The second key issue discussed by the briefs is what to make of the Supreme Court’s decision in Price Waterhouse v. Hopkins.
According to the ACLU, Price Waterhouse prohibits sex stereotyping, barring adverse employment decisions based upon a person not acting in accordance with common or perceived stereotypes about how people of their sex ought to behave. Just as Ann Hopkins was denied a promotion for being too masculine, Aimee Stephens cannot be fired for being perceived as too masculine for a female or too feminine for a male.
The DOJ responds that Price Waterhouse did not bar sex stereotyping per se. It is not unlawful to make distinctions based on sex, such as sex-specific dress codes and restrooms, provided they do not operate to the disadvantage of one sex over another. Instead, the opinion merely established that sex stereotyping can constitute evidence that an employment decision was improperly motivated by an individual’s sex. But it is not sex discrimination to enforce a dress code.
Needless to say, it would be a paradigmatic shift to interpret Title VII’s bar on sex discrimination to functionally bar discrimination on the basis of gender identity or sexual orientation as well. Generally, the Supreme Court is cautious to yield a statutory interpretation that constitutes a significant policy change. As the maxim goes, Congress does not hide elephants in mouseholes. All things considered, it seems likely that this Supreme Court will continue to leave such large policy shifts to the discretion of Congress.

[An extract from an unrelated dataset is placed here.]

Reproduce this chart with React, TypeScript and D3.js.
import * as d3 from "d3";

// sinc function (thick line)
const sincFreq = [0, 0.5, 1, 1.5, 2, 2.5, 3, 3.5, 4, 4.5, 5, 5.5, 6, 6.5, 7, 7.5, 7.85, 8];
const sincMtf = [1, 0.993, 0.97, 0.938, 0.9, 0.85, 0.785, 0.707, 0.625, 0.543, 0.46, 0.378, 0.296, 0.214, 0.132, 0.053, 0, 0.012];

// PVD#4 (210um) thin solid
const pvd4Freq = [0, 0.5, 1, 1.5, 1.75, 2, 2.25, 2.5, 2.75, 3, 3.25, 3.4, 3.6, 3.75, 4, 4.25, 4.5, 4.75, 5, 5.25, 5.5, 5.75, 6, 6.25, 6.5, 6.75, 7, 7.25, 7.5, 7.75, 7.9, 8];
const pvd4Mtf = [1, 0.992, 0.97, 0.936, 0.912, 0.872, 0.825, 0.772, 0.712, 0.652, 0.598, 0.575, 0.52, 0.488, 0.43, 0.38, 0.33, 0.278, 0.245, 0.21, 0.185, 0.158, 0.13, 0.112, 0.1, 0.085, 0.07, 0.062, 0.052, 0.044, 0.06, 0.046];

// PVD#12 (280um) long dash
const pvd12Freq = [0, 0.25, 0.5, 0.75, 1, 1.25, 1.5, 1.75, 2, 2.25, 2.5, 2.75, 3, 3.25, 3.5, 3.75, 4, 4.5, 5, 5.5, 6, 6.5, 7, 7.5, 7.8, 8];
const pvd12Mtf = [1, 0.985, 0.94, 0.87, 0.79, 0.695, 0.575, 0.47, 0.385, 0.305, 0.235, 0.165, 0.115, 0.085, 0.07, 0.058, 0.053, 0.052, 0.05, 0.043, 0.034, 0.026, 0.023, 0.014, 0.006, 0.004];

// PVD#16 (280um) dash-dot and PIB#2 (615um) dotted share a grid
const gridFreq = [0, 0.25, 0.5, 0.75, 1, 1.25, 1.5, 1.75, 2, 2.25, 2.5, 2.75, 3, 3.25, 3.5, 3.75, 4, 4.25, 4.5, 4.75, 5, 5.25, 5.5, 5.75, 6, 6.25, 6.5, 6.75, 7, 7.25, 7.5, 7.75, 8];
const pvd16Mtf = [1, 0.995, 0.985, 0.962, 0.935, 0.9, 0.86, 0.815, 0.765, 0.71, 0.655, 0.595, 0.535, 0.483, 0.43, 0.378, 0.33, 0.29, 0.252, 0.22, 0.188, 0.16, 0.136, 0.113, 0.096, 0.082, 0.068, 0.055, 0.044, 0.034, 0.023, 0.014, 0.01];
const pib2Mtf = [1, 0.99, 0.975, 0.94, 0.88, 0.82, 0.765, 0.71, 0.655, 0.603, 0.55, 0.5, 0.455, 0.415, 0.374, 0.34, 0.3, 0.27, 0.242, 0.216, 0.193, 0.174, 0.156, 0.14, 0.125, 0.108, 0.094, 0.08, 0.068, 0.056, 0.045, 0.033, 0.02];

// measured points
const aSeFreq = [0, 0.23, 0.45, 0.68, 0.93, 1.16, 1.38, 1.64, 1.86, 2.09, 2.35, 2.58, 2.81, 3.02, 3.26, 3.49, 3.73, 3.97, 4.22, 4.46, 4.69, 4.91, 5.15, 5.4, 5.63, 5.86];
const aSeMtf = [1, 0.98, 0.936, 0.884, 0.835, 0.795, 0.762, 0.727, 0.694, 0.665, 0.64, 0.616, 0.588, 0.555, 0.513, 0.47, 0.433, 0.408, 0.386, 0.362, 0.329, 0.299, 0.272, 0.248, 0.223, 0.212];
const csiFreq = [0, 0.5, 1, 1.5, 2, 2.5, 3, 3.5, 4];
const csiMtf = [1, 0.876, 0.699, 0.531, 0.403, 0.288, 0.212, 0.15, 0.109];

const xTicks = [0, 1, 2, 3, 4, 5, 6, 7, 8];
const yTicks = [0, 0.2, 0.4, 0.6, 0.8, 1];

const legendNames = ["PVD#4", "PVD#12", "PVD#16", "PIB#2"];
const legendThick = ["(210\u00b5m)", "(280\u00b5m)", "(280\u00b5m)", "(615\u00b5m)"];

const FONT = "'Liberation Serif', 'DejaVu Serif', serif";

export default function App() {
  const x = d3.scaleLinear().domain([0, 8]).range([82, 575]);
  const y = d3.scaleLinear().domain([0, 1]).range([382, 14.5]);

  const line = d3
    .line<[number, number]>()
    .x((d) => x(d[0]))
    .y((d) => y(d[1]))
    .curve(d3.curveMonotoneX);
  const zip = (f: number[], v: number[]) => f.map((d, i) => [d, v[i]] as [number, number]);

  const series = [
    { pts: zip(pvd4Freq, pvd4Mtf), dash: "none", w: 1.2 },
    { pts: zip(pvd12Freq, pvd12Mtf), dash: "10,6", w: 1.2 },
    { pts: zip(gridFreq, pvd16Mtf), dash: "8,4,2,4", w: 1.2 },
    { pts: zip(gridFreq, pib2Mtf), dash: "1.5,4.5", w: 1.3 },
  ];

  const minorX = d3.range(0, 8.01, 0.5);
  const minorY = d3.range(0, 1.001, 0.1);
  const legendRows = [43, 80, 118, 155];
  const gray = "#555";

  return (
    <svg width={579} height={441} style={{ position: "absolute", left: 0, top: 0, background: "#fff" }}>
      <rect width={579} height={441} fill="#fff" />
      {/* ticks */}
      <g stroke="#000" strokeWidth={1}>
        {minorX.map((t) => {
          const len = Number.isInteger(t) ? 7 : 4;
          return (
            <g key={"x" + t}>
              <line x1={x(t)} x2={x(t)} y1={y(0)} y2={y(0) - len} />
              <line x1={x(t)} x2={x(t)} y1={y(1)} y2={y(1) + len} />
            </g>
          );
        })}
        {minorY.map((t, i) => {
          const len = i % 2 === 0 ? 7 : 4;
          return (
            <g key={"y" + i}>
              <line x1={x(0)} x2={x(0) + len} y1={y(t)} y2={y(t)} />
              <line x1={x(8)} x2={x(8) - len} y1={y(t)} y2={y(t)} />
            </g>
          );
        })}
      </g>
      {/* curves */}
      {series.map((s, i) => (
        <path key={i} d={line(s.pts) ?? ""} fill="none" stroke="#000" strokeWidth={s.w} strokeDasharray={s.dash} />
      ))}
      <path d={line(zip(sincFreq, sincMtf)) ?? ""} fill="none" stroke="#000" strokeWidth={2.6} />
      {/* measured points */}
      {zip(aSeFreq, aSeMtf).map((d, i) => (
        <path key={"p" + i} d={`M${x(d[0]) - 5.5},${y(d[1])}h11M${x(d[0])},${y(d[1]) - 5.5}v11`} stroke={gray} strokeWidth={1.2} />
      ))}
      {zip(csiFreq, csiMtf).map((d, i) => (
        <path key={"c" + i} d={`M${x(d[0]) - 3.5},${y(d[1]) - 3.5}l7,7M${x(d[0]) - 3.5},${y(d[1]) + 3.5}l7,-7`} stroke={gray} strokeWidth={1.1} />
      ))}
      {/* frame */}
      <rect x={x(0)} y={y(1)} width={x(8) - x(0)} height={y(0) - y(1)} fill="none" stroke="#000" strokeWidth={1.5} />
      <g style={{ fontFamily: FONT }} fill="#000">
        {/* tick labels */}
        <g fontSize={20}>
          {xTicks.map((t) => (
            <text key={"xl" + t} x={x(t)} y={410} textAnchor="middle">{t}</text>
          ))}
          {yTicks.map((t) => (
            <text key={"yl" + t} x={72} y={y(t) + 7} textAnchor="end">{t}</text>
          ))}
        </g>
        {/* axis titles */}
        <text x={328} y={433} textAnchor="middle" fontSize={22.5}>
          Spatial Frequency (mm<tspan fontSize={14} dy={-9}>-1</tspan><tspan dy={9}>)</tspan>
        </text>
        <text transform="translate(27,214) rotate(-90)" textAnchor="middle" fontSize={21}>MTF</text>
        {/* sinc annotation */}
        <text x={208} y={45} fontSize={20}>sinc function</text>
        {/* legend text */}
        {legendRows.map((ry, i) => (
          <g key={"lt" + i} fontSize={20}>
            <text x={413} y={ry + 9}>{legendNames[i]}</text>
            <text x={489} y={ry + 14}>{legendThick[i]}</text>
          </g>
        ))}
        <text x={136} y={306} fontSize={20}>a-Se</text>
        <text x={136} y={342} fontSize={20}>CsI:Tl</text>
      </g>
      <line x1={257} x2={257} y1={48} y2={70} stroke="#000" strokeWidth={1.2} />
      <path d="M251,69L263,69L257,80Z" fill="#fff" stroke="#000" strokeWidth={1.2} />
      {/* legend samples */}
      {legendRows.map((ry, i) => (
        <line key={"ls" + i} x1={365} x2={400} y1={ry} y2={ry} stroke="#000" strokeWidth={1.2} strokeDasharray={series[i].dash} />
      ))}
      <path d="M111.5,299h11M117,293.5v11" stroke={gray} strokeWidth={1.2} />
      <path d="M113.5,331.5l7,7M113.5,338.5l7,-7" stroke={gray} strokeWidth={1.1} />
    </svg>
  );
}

Our firm, First Liberty Institute, submitted an amicus curiae brief in these cases, focusing narrowly on potential religious-freedom implications for many religious denominations. We asked the court, regardless of how it rules on the primary issue of the scope of Title VII, to consider the impact on religious houses of worship, charities, nonprofits, schools and other ministries.
Religious ministries, including houses of worship, are not categorically excluded from the reach of Title VII. As the Supreme Court unanimously held in Hosanna-Tabor Evangelical Lutheran Church and School v. EEOC, the First Amendment’s ministerial exception protects those organizations’ ability to choose their own ministers or religious leaders, regardless of whether such decisions might otherwise violate federal employment discrimination law. However, religious ministries still could be held liable based on unlawful employment decisions related to nonministerial positions.

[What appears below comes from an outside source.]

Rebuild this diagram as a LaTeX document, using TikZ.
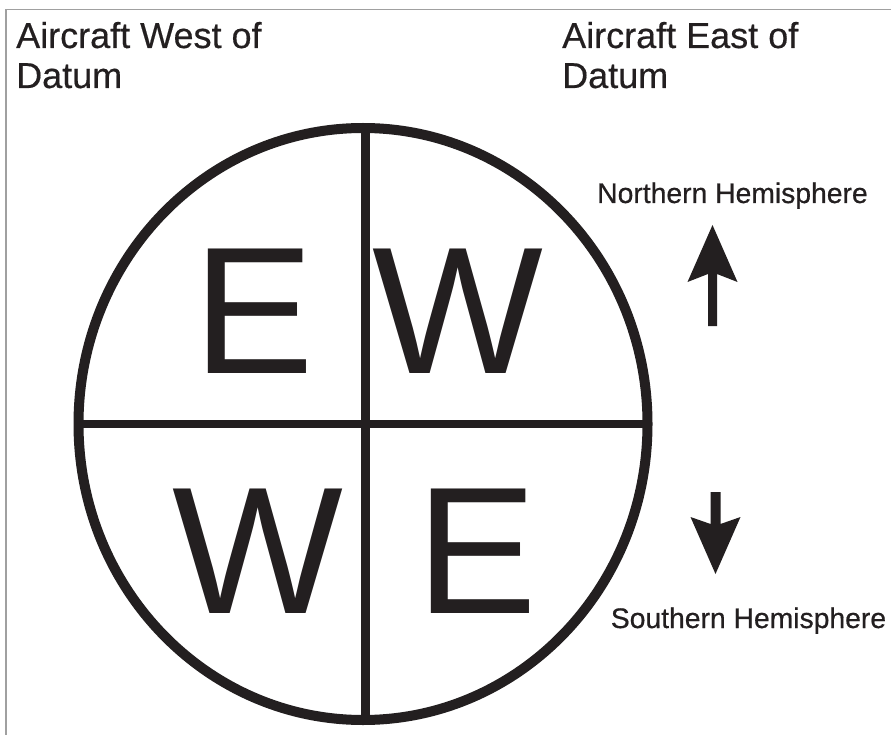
\documentclass[tikz,border=0pt]{standalone}
\usepackage{fontspec}
\setmainfont{Liberation Sans}
\newfontfamily\headfont[FakeBold=0.4]{Liberation Sans}
\newfontfamily\hemifont[FakeBold=0.6]{Liberation Sans}
\definecolor{ink}{HTML}{231F20}
\definecolor{frame}{HTML}{A0A0A0}
\begin{document}
\begin{tikzpicture}[x=1pt,y=-1pt,
  heading/.style={anchor=base west, inner sep=0pt, align=left, font=\headfont\fontsize{36}{40}\selectfont, text=ink},
  hemi/.style={anchor=base, inner sep=0pt, font=\hemifont\fontsize{28.3}{32}\selectfont, text=ink},
  bigletter/.style={anchor=base, inner sep=0pt, font=\fontsize{181}{181}\selectfont, text=ink},
  arrowshape/.style={fill=ink, draw=none}]
\useasboundingbox (0,0) rectangle (891,735);
\fill[white] (0,0) rectangle (891,735);
% frame
\draw[frame, line width=1.5pt] (6,735) -- (6,9.5) -- (891,9.5);
% circle and cross
\coordinate (ctr) at (363,424);
\draw[ink, line width=10pt] (ctr) ellipse [x radius=284.5, y radius=296];
\coordinate (vtop) at (365,128);
\coordinate (vbot) at (365,719.5);
\coordinate (hleft) at (78,424);
\coordinate (hright) at (647,424);
\draw[ink, line width=9pt] (vtop) -- (vbot);
\draw[ink, line width=8.5pt] (hleft) -- (hright);
% letters
\node[bigletter] (e1) at (254,373) {E};
\node[bigletter] (w1) at (457.5,373) {W};
\node[bigletter] (w2) at (257.5,613) {W};
\node[bigletter] (e2) at (476.5,613) {E};
% headings (base = baseline of last line)
\node[heading] (west) at (16,88) {Aircraft West of\\Datum};
\node[heading] (east) at (562,88) {Aircraft East of\\Datum};
% hemispheres
\node[hemi] (north) at (732.5,203) {Northern Hemisphere};
\node[hemi] (south) at (748.5,628) {Southern Hemisphere};
% up arrow
\fill[arrowshape] (712.5,225) -- (737.5,282) -- (717,274) -- (717,326) -- (708,326) -- (708,274) -- (687.5,282) -- cycle;
% down arrow
\fill[arrowshape] (715.5,574) -- (740.5,517) -- (720.5,524) -- (720.5,492) -- (710.5,492) -- (710.5,524) -- (690.5,517) -- cycle;
\end{tikzpicture}
\end{document}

People of faith often seek to operate in communities that share a common commitment to their religious tenets. Many religious denominations in America hold sincere religious beliefs about the nature of marriage and gender. If Title VII is interpreted to functionally include sexual orientation and gender identity as protected classes, a question will arise as to whether these religious ministries may continue to apply faith-based employment standards related to sexual conduct and gender expression.

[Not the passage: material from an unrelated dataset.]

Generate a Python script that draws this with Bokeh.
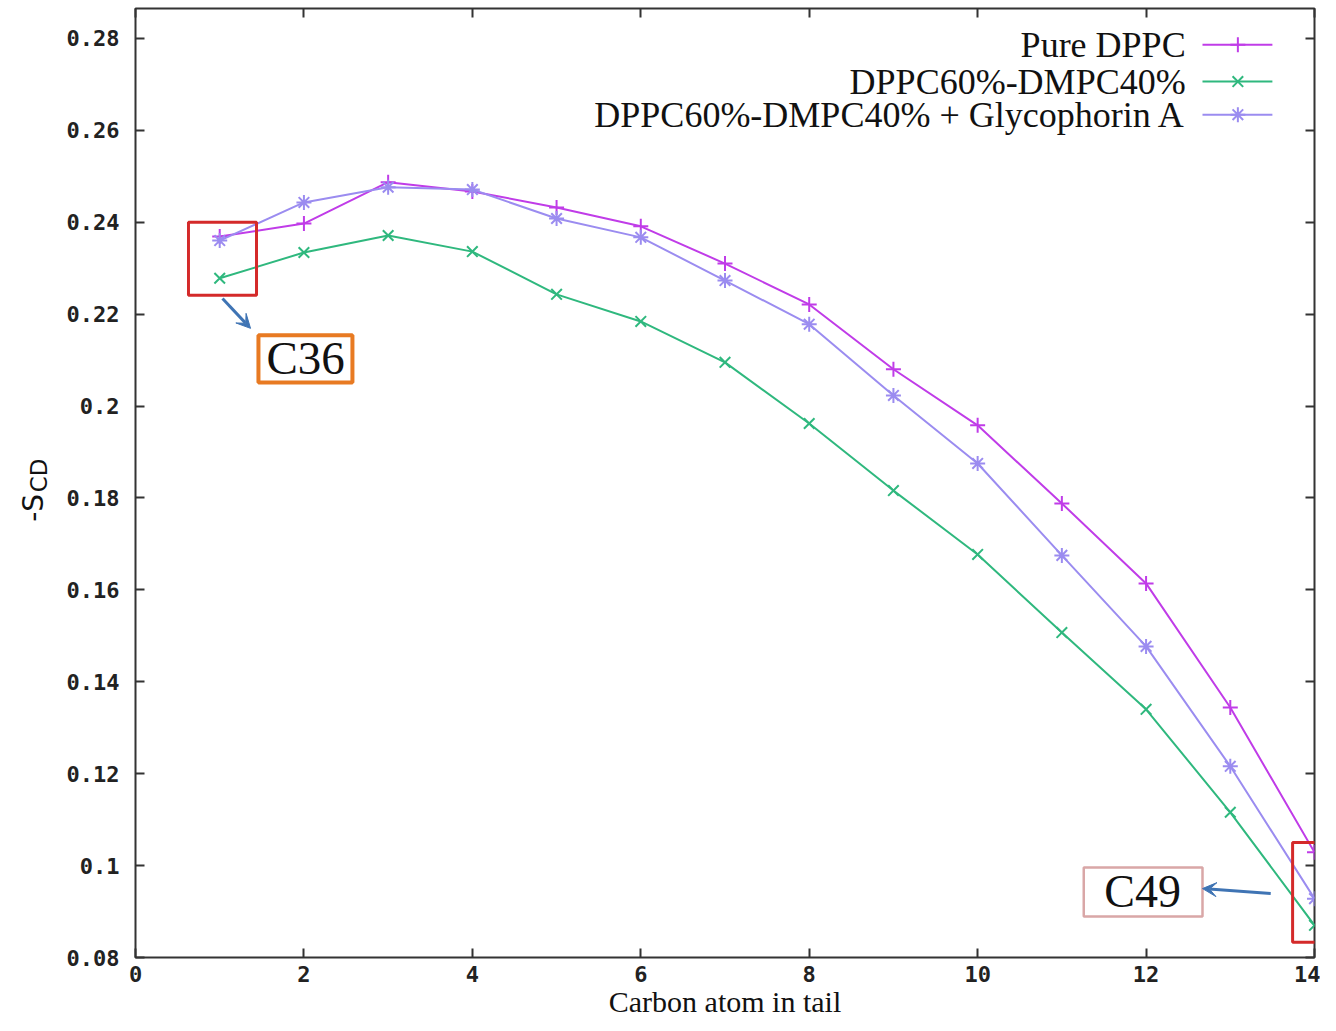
from bokeh.plotting import figure
from bokeh.layouts import row
from bokeh.models import (Range1d, LinearAxis, FixedTicker, CustomJSTickFormatter,
                          Label, BoxAnnotation, Arrow, VeeHead, ColumnDataSource)
from bokeh.embed import file_html
from bokeh.resources import INLINE
import math

# ---------------- data ----------------
carbon = [1, 2, 3, 4, 5, 6, 7, 8, 9, 10, 11, 12, 13, 14]
pure_dppc = [0.2369, 0.2397, 0.2487, 0.2467, 0.2432, 0.2391, 0.2310, 0.2221,
             0.2080, 0.1958, 0.1788, 0.1614, 0.1344, 0.1029]
dppc_dmpc = [0.2278, 0.2334, 0.2371, 0.2336, 0.2243, 0.2184, 0.2095, 0.1962,
             0.1816, 0.1677, 0.1507, 0.1340, 0.1116, 0.0870]
dppc_dmpc_gpa = [0.2360, 0.2443, 0.2476, 0.2471, 0.2408, 0.2367, 0.2273, 0.2178,
                 0.2023, 0.1875, 0.1675, 0.1477, 0.1216, 0.0928]
series_names = ["Pure DPPC", "DPPC60%-DMPC40%", "DPPC60%-DMPC40% + Glycophorin A"]
x_ticks = [0, 2, 4, 6, 8, 10, 12, 14]
x_tick_labels = ["0", "2", "4", "6", "8", "10", "12", "14"]
y_ticks = [0.08, 0.10, 0.12, 0.14, 0.16, 0.18, 0.20, 0.22, 0.24, 0.26, 0.28]
y_tick_labels = ["0.08", "0.1", "0.12", "0.14", "0.16", "0.18", "0.2", "0.22", "0.24", "0.26", "0.28"]
x_title = "Carbon atom in tail"
y_title_main = "-S"
y_title_sub = "CD"

colors = ["#c03ce8", "#2fb87e", "#9b8cf0"]
markers = ["cross", "x", "asterisk"]

TICK_FONT = "DejaVu Sans Mono"
SERIF = "Liberation Serif"
TOTAL_H = 1015
LEFT_W = 50

# ---------------- narrow strip holding the y title ----------------
side = figure(width=LEFT_W, height=TOTAL_H, x_range=Range1d(0, LEFT_W),
              y_range=Range1d(TOTAL_H, 0), min_border=0,
              output_backend="svg", toolbar_location=None)
side.axis.visible = False
side.grid.visible = False
side.outline_line_color = None
side.add_layout(Label(x=33, y=537, text=y_title_main, angle=math.pi / 2,
                      text_align="center", text_baseline="alphabetic",
                      text_font="DejaVu Sans", text_font_size="28px",
                      text_color="#111111"))
side.add_layout(Label(x=38, y=502, text=y_title_sub, angle=math.pi / 2,
                      text_align="center", text_baseline="alphabetic",
                      text_font="DejaVu Sans", text_font_size="23px",
                      text_color="#111111"))

# ---------------- main plot ----------------
p = figure(frame_width=1179, frame_height=949,
           x_range=Range1d(0, 14), y_range=Range1d(0.08, 0.2865),
           min_border_left=135 - LEFT_W, min_border_right=6, min_border_top=8,
           min_border_bottom=TOTAL_H - 957, output_backend="svg",
           toolbar_location=None,
           background_fill_color="white", border_fill_color="white")
p.grid.visible = False
p.outline_line_color = "#333333"
p.outline_line_width = 2

for ax in (p.xaxis[0], p.yaxis[0]):
    ax.axis_line_color = None
    ax.major_tick_in = 9
    ax.major_tick_out = 0
    ax.minor_tick_line_color = None
    ax.major_tick_line_color = "#333333"
    ax.major_tick_line_width = 2
    ax.major_label_text_font = TICK_FONT
    ax.major_label_text_font_style = "bold"
    ax.major_label_text_font_size = "22px"
    ax.major_label_text_color = "#222222"

p.xaxis[0].ticker = FixedTicker(ticks=x_ticks)
p.xaxis[0].major_label_overrides = {t: l for t, l in zip(x_ticks, x_tick_labels)}
p.xaxis[0].major_label_standoff = 8
p.xaxis[0].axis_label = x_title
p.xaxis[0].axis_label_text_font = SERIF
p.xaxis[0].axis_label_text_font_style = "normal"
p.xaxis[0].axis_label_text_font_size = "30px"
p.xaxis[0].axis_label_text_color = "#111111"
p.xaxis[0].axis_label_standoff = 0
p.yaxis[0].ticker = FixedTicker(ticks=y_ticks)
p.yaxis[0].major_label_overrides = {t: l for t, l in zip(y_ticks, y_tick_labels)}
p.yaxis[0].major_label_standoff = 16

# mirrored ticks (right and top)
for loc, tk in (("right", y_ticks), ("above", x_ticks)):
    ax = LinearAxis(ticker=FixedTicker(ticks=tk),
                    formatter=CustomJSTickFormatter(code="return ''"))
    ax.axis_line_color = None
    ax.major_tick_in = 9
    ax.major_tick_out = 0
    ax.minor_tick_line_color = None
    ax.major_tick_line_color = "#333333"
    ax.major_tick_line_width = 2
    ax.major_label_standoff = 0
    p.add_layout(ax, loc)

# ---------------- series ----------------
for ys, c, m in zip([pure_dppc, dppc_dmpc, dppc_dmpc_gpa], colors, markers):
    src = ColumnDataSource(dict(x=carbon, y=ys))
    p.line("x", "y", source=src, line_color=c, line_width=2)
    p.scatter("x", "y", source=src, marker=m, size=15, line_color=c, line_width=2)

# ---------------- legend (manual, gnuplot style) ----------------
leg_y = [0.2786, 0.2706, 0.2634]
for name, c, m, ly in zip(series_names, colors, markers, leg_y):
    p.add_layout(Label(x=12.47, y=ly, text=name, text_align="right",
                       text_baseline="middle", text_font=SERIF,
                       text_font_size="36px", text_color="#111111"))
    p.segment(x0=[12.67], y0=[ly], x1=[13.50], y1=[ly], line_color=c, line_width=2)
    p.scatter(x=[13.09], y=[ly], marker=m, size=15, line_color=c, line_width=2)

# ---------------- annotations ----------------
p.add_layout(BoxAnnotation(left=0.629, right=1.437, bottom=0.2241, top=0.2400,
                           fill_color=None, line_color="#d42a2a", line_alpha=1.0,
                           line_width=3))
p.add_layout(BoxAnnotation(left=13.74, right=14.6, bottom=0.0833, top=0.1050,
                           fill_color=None, line_color="#d42a2a", line_alpha=1.0,
                           line_width=3))
p.add_layout(BoxAnnotation(left=1.46, right=2.576, bottom=0.2051, top=0.2154,
                           fill_color="white", fill_alpha=1.0, line_alpha=1.0,
                           line_color="#e87a22", line_width=4))
p.add_layout(BoxAnnotation(left=11.26, right=12.67, bottom=0.0889, top=0.0996,
                           fill_color="white", fill_alpha=1.0, line_alpha=1.0,
                           line_color="#d9a7a7", line_width=2.5))
p.add_layout(Label(x=2.02, y=0.2104, text="C36", text_align="center",
                   text_baseline="middle", text_font=SERIF, text_font_size="47px",
                   text_color="#111111"))
p.add_layout(Label(x=11.96, y=0.0944, text="C49", text_align="center",
                   text_baseline="middle", text_font=SERIF, text_font_size="46px",
                   text_color="#111111"))
arrow_col = "#3f74b4"
p.add_layout(Arrow(x_start=1.033, y_start=0.2234, x_end=1.366, y_end=0.2169,
                   line_color=arrow_col, line_width=3,
                   end=VeeHead(size=14, line_color=arrow_col, fill_color=arrow_col)))
p.add_layout(Arrow(x_start=13.48, y_start=0.0939, x_end=12.67, y_end=0.0950,
                   line_color=arrow_col, line_width=3,
                   end=VeeHead(size=14, line_color=arrow_col, fill_color=arrow_col)))

layout = row(side, p)
open("out.html", "w").write(file_html(layout, INLINE))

Our amicus brief argues that Congress, through Title VII’s statutory religious-employer exemption, has already provided an answer. Properly interpreted, the exemption allows religious ministries to maintain faith-based hiring standards — to employ only persons whose beliefs and conduct are consistent with the employer’s religious precepts. We asked the Supreme Court to resolve the present ambiguity in the lower courts and hold that the religious-employer exemption protects the freedom of religious ministries to maintain faith-based codes of employee conduct. In a future case, this solution would allow, for example, a Catholic school to continue being Catholic.
Interpreting the statutory religious-employer exemption in this way would not only best align with the original meaning of the statutory text, but it would also prevent the government from encroaching on the internal affairs of religious ministries, limit the courts from unconstitutionally entangling themselves with religion, and safeguard First Amendment rights for Americans of all faiths.